Изменить размер шрифта - +
Только…

Майк поставил чемодан на пол у самого порога, закрыл дверь, нажал клавишу «RECORD». Загорелся маленький красный огонек.

— По словам Олина, шесть человек выпрыгнули из окна, в которое я сейчас смотрю, — начал Майк, — но этим вечером я не собираюсь нырять с четырнадцатого, простите меня, с тринадцатого этажа отеля «Дельфин». Окно забрано стальной или железной решеткой. Безопасность лучше еще одних похорон. По моему разумению, 1408-й относится к категории номеров, которые называются полулюкс. В комнате, где я нахожусь, два стула, диван, письменный стол, стойка с дверцами, за которыми скорее всего телевизор и мини-бар. Ковер на полу ничего особенного собой не представляет, можете мне поверить, не чета персидскому в кабинете Олина. На стенах обои. Они… один момент…

В эту секунду раздается очередной щелчок: Майк вновь нажимает на клавишу «STOP». Собственно, вся запись фрагментарна, состоит от отдельных отрывков, чем разительно отличается от более чем ста пятидесяти кассет, ранее надиктованных Майком и хранящихся у его литературного агента. Более того, с каждым новым отрывком меняется голос. Если начинал диктовать человек, занятый важным делом, потом он уступает место другому человеку, совершенно сбитому с толку, плохо соображающему, который, того не замечая, уже разговаривает сам с собой. Рваный ритм записи в сочетании со все более бессвязной речью у большинства слушателей вызывает тревогу. Многие просят выключить пленку задолго до того, как запись, очень короткая, подходит к концу. Словами невозможно адекватно передать нарастающую убежденность слушателя, что диктующий эту странную запись если не сходит с ума, то определенно утрачивает связь с окружающей его реальностью. Но даже эти слова дают понять: в номере 1408 что-то происходило.

В тот момент, когда Майк выключил мини-диктофон, он заметил картины на стенах. Их было три: дама в вечернем туалете двадцатых годов, стоящая на лестнице, парусник, летящий по волнам, и натюрморт с преобладанием желтого и оранжевого цветов: яблоки, бананы, апельсины. Все под стеклами и скособоченные. Он хотел упомянуть о них, но подумал: а стоит ли наговаривать на пленку про три скособоченные картины? Ведь и про перекошенную дверь хотел наговорить, да только выяснилось, что дверь совсем и не перекошена, просто в какой-то момент его подвели глаза, ничего больше.

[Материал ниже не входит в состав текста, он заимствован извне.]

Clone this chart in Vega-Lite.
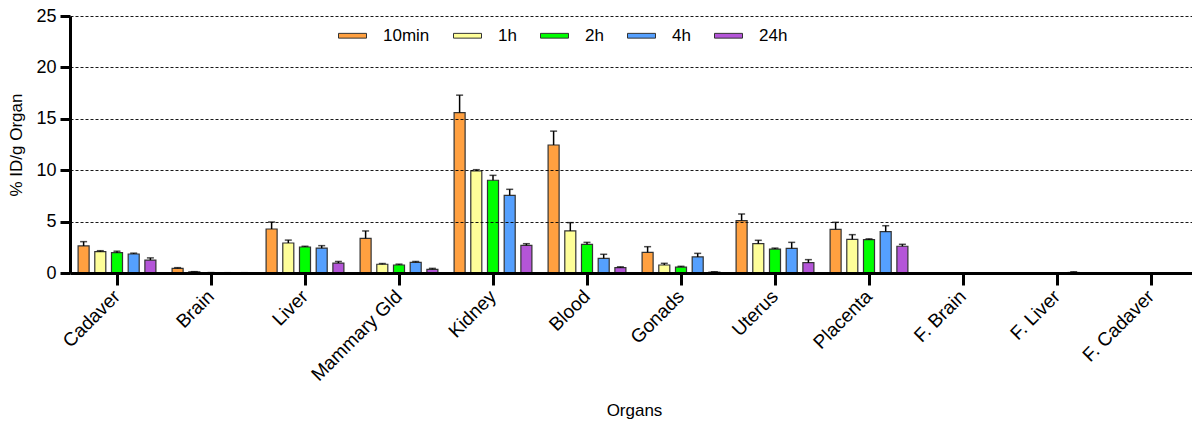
{
  "$schema": "https://vega.github.io/schema/vega-lite/v6.json",
  "autosize": "none",
  "padding": {"left": 70, "top": 16, "right": 0, "bottom": 154},
  "width": 1128,
  "height": 257,
  "background": "white",
  "config": {
    "font": "Liberation Sans",
    "view": {"stroke": null},
    "axis": {"labelFont": "Liberation Sans", "titleFont": "Liberation Sans", "labelColor": "black", "titleColor": "black", "titleFontWeight": "normal"}
  },
  "data": {
    "values": [
      {"organ": "Cadaver", "time": "10min", "value": 2.63, "upper": 3.05},
      {"organ": "Cadaver", "time": "1h", "value": 2.07, "upper": 2.17},
      {"organ": "Cadaver", "time": "2h", "value": 1.98, "upper": 2.12},
      {"organ": "Cadaver", "time": "4h", "value": 1.85, "upper": 1.93},
      {"organ": "Cadaver", "time": "24h", "value": 1.26, "upper": 1.47},
      {"organ": "Brain", "time": "10min", "value": 0.45, "upper": 0.52},
      {"organ": "Brain", "time": "1h", "value": 0.1, "upper": 0.13},
      {"organ": "Brain", "time": "2h", "value": 0.03, "upper": 0.04},
      {"organ": "Brain", "time": "4h", "value": 0.02, "upper": 0.03},
      {"organ": "Brain", "time": "24h", "value": 0.02, "upper": 0.03},
      {"organ": "Liver", "time": "10min", "value": 4.28, "upper": 4.96},
      {"organ": "Liver", "time": "1h", "value": 2.92, "upper": 3.2},
      {"organ": "Liver", "time": "2h", "value": 2.53, "upper": 2.6},
      {"organ": "Liver", "time": "4h", "value": 2.42, "upper": 2.66},
      {"organ": "Liver", "time": "24h", "value": 0.97, "upper": 1.12},
      {"organ": "Mammary Gld", "time": "10min", "value": 3.37, "upper": 4.09},
      {"organ": "Mammary Gld", "time": "1h", "value": 0.85, "upper": 0.92},
      {"organ": "Mammary Gld", "time": "2h", "value": 0.78, "upper": 0.86},
      {"organ": "Mammary Gld", "time": "4h", "value": 1.04, "upper": 1.12},
      {"organ": "Mammary Gld", "time": "24h", "value": 0.36, "upper": 0.45},
      {"organ": "Kidney", "time": "10min", "value": 15.6, "upper": 17.3},
      {"organ": "Kidney", "time": "1h", "value": 9.92, "upper": 10.05},
      {"organ": "Kidney", "time": "2h", "value": 9.02, "upper": 9.5},
      {"organ": "Kidney", "time": "4h", "value": 7.56, "upper": 8.14},
      {"organ": "Kidney", "time": "24h", "value": 2.69, "upper": 2.85},
      {"organ": "Blood", "time": "10min", "value": 12.45, "upper": 13.8},
      {"organ": "Blood", "time": "1h", "value": 4.09, "upper": 4.9},
      {"organ": "Blood", "time": "2h", "value": 2.79, "upper": 2.98},
      {"organ": "Blood", "time": "4h", "value": 1.43, "upper": 1.82},
      {"organ": "Blood", "time": "24h", "value": 0.52, "upper": 0.6},
      {"organ": "Gonads", "time": "10min", "value": 2.01, "upper": 2.56},
      {"organ": "Gonads", "time": "1h", "value": 0.78, "upper": 0.94},
      {"organ": "Gonads", "time": "2h", "value": 0.58, "upper": 0.65},
      {"organ": "Gonads", "time": "4h", "value": 1.56, "upper": 1.91},
      {"organ": "Gonads", "time": "24h", "value": 0.08, "upper": 0.12},
      {"organ": "Uterus", "time": "10min", "value": 5.09, "upper": 5.74},
      {"organ": "Uterus", "time": "1h", "value": 2.85, "upper": 3.18},
      {"organ": "Uterus", "time": "2h", "value": 2.33, "upper": 2.42},
      {"organ": "Uterus", "time": "4h", "value": 2.4, "upper": 2.98},
      {"organ": "Uterus", "time": "24h", "value": 1.0, "upper": 1.3},
      {"organ": "Placenta", "time": "10min", "value": 4.25, "upper": 4.93},
      {"organ": "Placenta", "time": "1h", "value": 3.28, "upper": 3.73},
      {"organ": "Placenta", "time": "2h", "value": 3.24, "upper": 3.32},
      {"organ": "Placenta", "time": "4h", "value": 4.02, "upper": 4.6},
      {"organ": "Placenta", "time": "24h", "value": 2.6, "upper": 2.79},
      {"organ": "F. Brain", "time": "10min", "value": 0, "upper": 0},
      {"organ": "F. Brain", "time": "1h", "value": 0, "upper": 0},
      {"organ": "F. Brain", "time": "2h", "value": 0, "upper": 0},
      {"organ": "F. Brain", "time": "4h", "value": 0, "upper": 0},
      {"organ": "F. Brain", "time": "24h", "value": 0, "upper": 0},
      {"organ": "F. Liver", "time": "10min", "value": 0, "upper": 0},
      {"organ": "F. Liver", "time": "1h", "value": 0, "upper": 0},
      {"organ": "F. Liver", "time": "2h", "value": 0, "upper": 0},
      {"organ": "F. Liver", "time": "4h", "value": 0.05, "upper": 0.12},
      {"organ": "F. Liver", "time": "24h", "value": 0, "upper": 0},
      {"organ": "F. Cadaver", "time": "10min", "value": 0, "upper": 0},
      {"organ": "F. Cadaver", "time": "1h", "value": 0, "upper": 0},
      {"organ": "F. Cadaver", "time": "2h", "value": 0, "upper": 0},
      {"organ": "F. Cadaver", "time": "4h", "value": 0, "upper": 0},
      {"organ": "F. Cadaver", "time": "24h", "value": 0, "upper": 0}
    ]
  },
  "encoding": {
    "x": {
      "field": "organ", "type": "nominal", "sort": null,
      "scale": {"paddingInner": 0, "paddingOuter": 0},
      "axis": {
        "title": "Organs", "titleFontSize": 17, "titleY": 137, "titleBaseline": "middle",
        "labelAngle": -45, "labelAlign": "right", "labelBaseline": "middle",
        "labelFontSize": 19, "labelPadding": 8,
        "domainColor": "black", "domainWidth": 3,
        "tickColor": "black", "tickWidth": 3, "tickSize": 12,
        "zindex": 1
      }
    },
    "xOffset": {
      "field": "time", "type": "nominal", "sort": ["10min", "1h", "2h", "4h", "24h"],
      "scale": {"paddingInner": 0.34, "paddingOuter": 0.485}
    }
  },
  "layer": [
    {
      "mark": {"type": "bar", "stroke": "#333", "strokeWidth": 1.2},
      "encoding": {
        "y": {
          "field": "value", "type": "quantitative",
          "scale": {"domain": [0, 25], "nice": false},
          "axis": {
            "title": "% ID/g Organ", "titleFontSize": 17, "titlePadding": 10,
            "values": [0, 5, 10, 15, 20, 25],
            "labelFontSize": 18, "labelPadding": 4,
            "domainColor": "black", "domainWidth": 3,
            "tickColor": "black", "tickWidth": 3, "tickSize": 10,
            "grid": true, "gridColor": "black", "gridDash": [3, 2], "gridWidth": 1, "gridOpacity": 0.9,
            "zindex": 1
          }
        },
        "color": {
          "field": "time", "type": "nominal", "sort": ["10min", "1h", "2h", "4h", "24h"],
          "scale": {"domain": ["10min", "1h", "2h", "4h", "24h"], "range": ["#FFA040", "#FFFF99", "#00FF00", "#55A0FF", "#B455D8"]},
          "legend": {
            "title": null, "orient": "none", "direction": "horizontal",
            "legendX": 268, "legendY": 5, "padding": 0,
            "symbolType": "M-1,-0.17L1,-0.17L1,0.17L-1,0.17Z", "symbolSize": 784,
            "symbolStrokeColor": "#333", "symbolStrokeWidth": 1,
            "labelFontSize": 17, "labelOffset": 16, "columnPadding": 21,
            "labelFont": "Liberation Sans", "labelColor": "black"
          }
        }
      }
    },
    {
      "mark": {"type": "rule", "color": "black", "strokeWidth": 1.5},
      "encoding": {
        "y": {"field": "value", "type": "quantitative"},
        "y2": {"field": "upper"}
      }
    },
    {
      "mark": {"type": "tick", "color": "black", "thickness": 1.5, "size": 7},
      "encoding": {
        "y": {"field": "upper", "type": "quantitative"}
      }
    }
  ]
}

Левый верхний угол картины с дамой на ступенях опустился как минимум на дюйм относительно правого. Точно так же висел и парусник, с борта которого пассажиры наблюдали за летающими рыбами. А вот у желто-оранжевых фруктов, Майку казалось, что они освещены жарким экваториальным солнцем, солнцем пустыни, каким рисовал его Пол Боулс, левый верхний угол поднимался над правым. Взгляда, брошенного на картины, хватило, чтобы вновь появилась тошнота. Его это не удивило. Срабатывал рефлекс на определенную ситуацию. Он столкнулся с этим на «КЕ-2». Тогда Майку объяснили, что со временем человек привыкает к качке и «морская болезнь сходит на нет». Но Майк не провел в море достаточно времени, чтобы адаптироваться к качке, да, пожалуй, и не хотел. Вот и не удивился, когда скособоченные картины в гостиной номера 1408 вызвали у него рецидив морской болезни (в данном конкретном случае ее следовало бы назвать сухопутной).

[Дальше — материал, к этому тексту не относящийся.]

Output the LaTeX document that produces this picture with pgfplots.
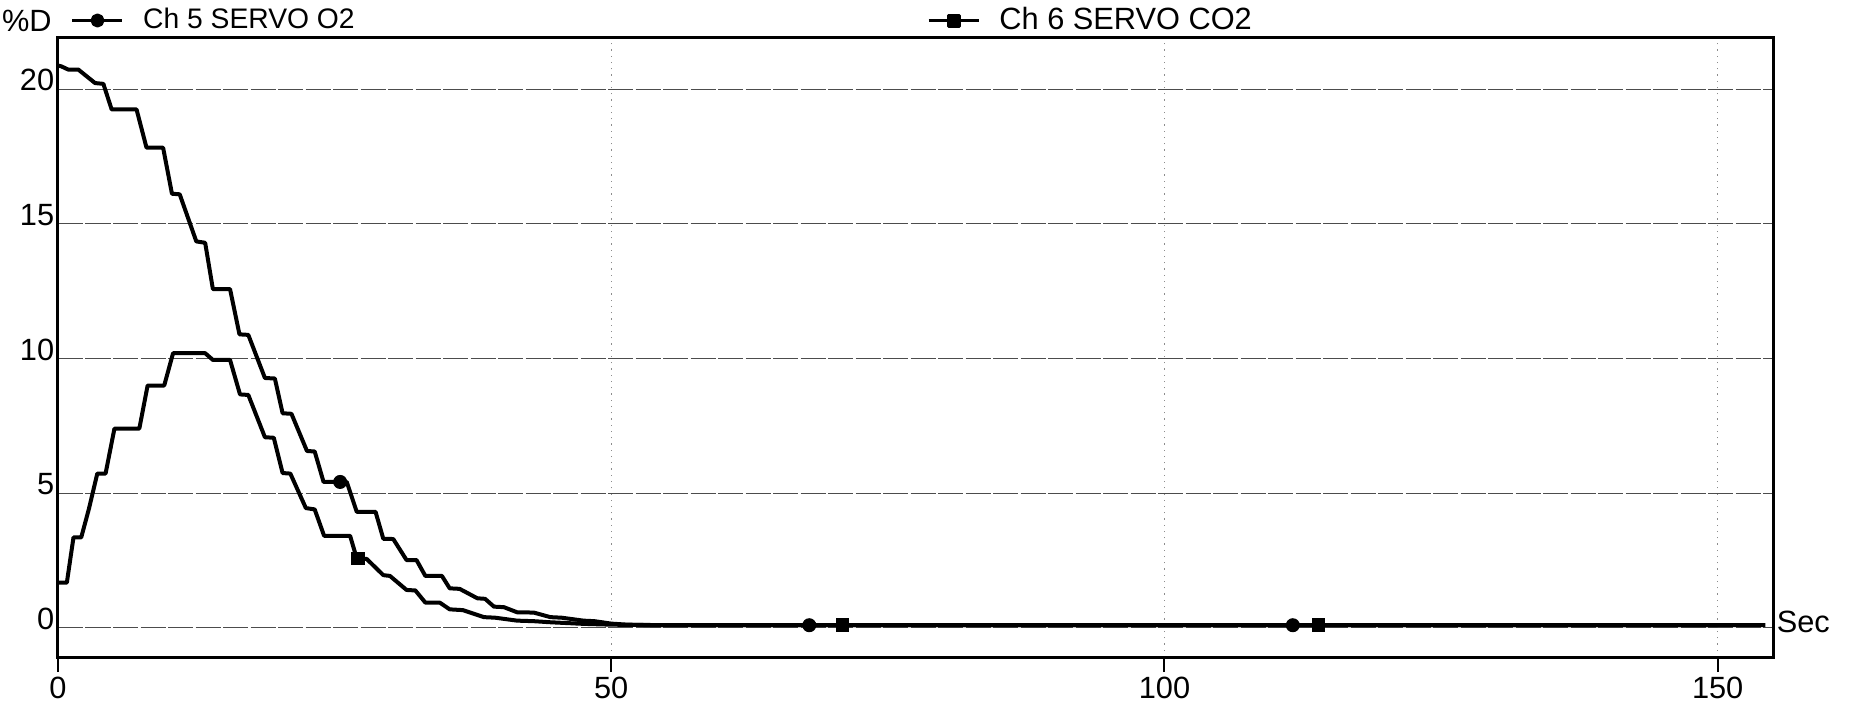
\documentclass[border=0pt]{standalone}
\usepackage{fontspec}
\setmainfont{Liberation Sans}
\usepackage{pgfplots}
\pgfplotsset{compat=1.18}
\begin{document}
\begin{tikzpicture}
\useasboundingbox (-23.2pt,-18.8pt) rectangle (717.2pt,262.8pt);
\begin{axis}[
  scale only axis, width=686pt, height=248pt,
  xmin=0, xmax=155, ymin=-1.08, ymax=21.94,
  xtick={0,50,100,150}, ytick={0,5,10,15,20},
  font=\fontsize{12.3}{14}\selectfont,
  /pgf/number format/assume math mode=true,
  tick align=outside,
  xtick pos=bottom, ytick pos=left,
  major tick length=6pt,
  xtick style={black, line width=0.8pt},
  ytick style={draw=none},
  y tick label style={yshift=3.6pt, xshift=8pt},
  x tick label style={yshift=1.6pt},
  ymajorgrids, xmajorgrids,
  y grid style={black!70, line width=0.45pt, dash pattern=on 10pt off 1pt},
  x grid style={black!45, line width=0.5pt, dotted},
  axis line style={line width=1.2pt},
  every axis y label/.style={at={(rel axis cs:0,1)}, anchor=base east, xshift=1pt, yshift=2.4pt},
  ylabel={\%D},
  every axis x label/.style={at={(rel axis cs:1,0.0566)}, anchor=west, xshift=-2pt},
  xlabel={Sec},
  legend columns=2,
  legend style={at={(rel axis cs:0,1)}, anchor=west, xshift=5pt, yshift=6.6pt, draw=none, fill=none, inner sep=0pt,
    /tikz/every odd column/.append style={column sep=5.7pt},
    /tikz/every even column/.append style={column sep=227pt}},
  legend image code/.code={\draw[#1, line width=1.2pt] (0pt,0pt) -- (20pt,0pt); \draw[#1, line width=1.2pt, mark repeat=1, mark phase=1] plot coordinates {(10pt,0pt)};},
]
\addplot[black, line width=1.6pt, line join=round, mark=*, mark size=2.2pt, mark options={solid}, mark repeat=1000, mark phase=1000] coordinates {
(0,20.88) (0.3,20.85) (0.93,20.73) (1.84,20.73) (3.35,20.23) (4.1,20.2) (4.85,19.25) (7.1,19.25) (8.0,17.83) (9.5,17.83) (10.3,16.12) (11.0,16.1) (12.5,14.35) (13.3,14.3) (14.0,12.58) (15.55,12.58) (16.4,10.9) (17.2,10.88) (18.7,9.28) (19.6,9.26) (20.3,7.97) (21.1,7.95) (22.5,6.57) (23.2,6.55) (24.0,5.42) (26.1,5.42) (27.0,4.31) (28.7,4.31) (29.4,3.31) (30.3,3.3) (31.5,2.52) (32.4,2.52) (33.2,1.93) (34.7,1.93) (35.4,1.47) (36.3,1.45) (37.9,1.10) (38.6,1.08) (39.4,0.79) (40.3,0.77) (41.5,0.58) (43.0,0.57) (44.5,0.40) (45.5,0.38) (47.5,0.27) (48.5,0.25) (50,0.16) (51.5,0.12) (55,0.1) (154.3,0.1)
};
\addlegendentry{\fontsize{11.3}{13}\selectfont Ch 5 SERVO O2}
\addplot[black, line width=1.6pt, line join=round, mark=square*, mark size=2.2pt, mark options={solid}, mark repeat=1000, mark phase=1000] coordinates {
(0,1.68) (0.8,1.68) (1.4,3.36) (2.1,3.36) (2.8,4.43) (3.55,5.73) (4.3,5.73) (5.1,7.40) (7.35,7.40) (8.1,9.0) (9.6,9.0) (10.4,10.2) (13.3,10.2) (14.0,9.95) (15.55,9.95) (16.45,8.67) (17.2,8.65) (18.7,7.08) (19.5,7.06) (20.3,5.75) (21.0,5.73) (22.4,4.45) (23.2,4.4) (24.05,3.42) (26.4,3.42) (27.0,2.58) (27.9,2.56) (29.4,1.96) (30.0,1.93) (31.5,1.41) (32.3,1.39) (33.2,0.94) (34.5,0.94) (35.4,0.69) (36.6,0.66) (38.5,0.40) (39.5,0.38) (41.5,0.27) (43,0.25) (44.5,0.21) (47.5,0.15) (50,0.12) (55,0.1) (150,0.1)
};
\addlegendentry{Ch 6 SERVO CO2}
\addplot[forget plot, only marks, black, mark=*, mark size=2.6pt] coordinates {(25.5,5.42) (67.9,0.1) (111.6,0.1)};
\addplot[forget plot, only marks, black, mark=square*, mark size=2.5pt] coordinates {(27.1,2.58) (70.9,0.1) (113.9,0.1)};
\end{axis}
\end{tikzpicture}
\end{document}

Стекла картин покрывала пыль. По одному он провел пальцами, какое-то время смотрел на две параллельные полосы. На ощупь пыль казалась жирной, склизкой. «Как шелк перед загниением», — пришло на ум, но и это сравнение он не собирался оставлять на пленке. Откуда он мог знать, каков на ощупь шелк, который вот-вот сгниет? На такие сравнения способен только пьяный.

Поправив картины, он отступил на шаг и вновь внимательно всмотрелся в каждую: женщина в вечернем туалете у двери, ведущую в спальню, пароход, бороздящий одно из семи морей, слева от письменного стола, и, наконец, отвратительно нарисованные фрукты у стойки с телевизором.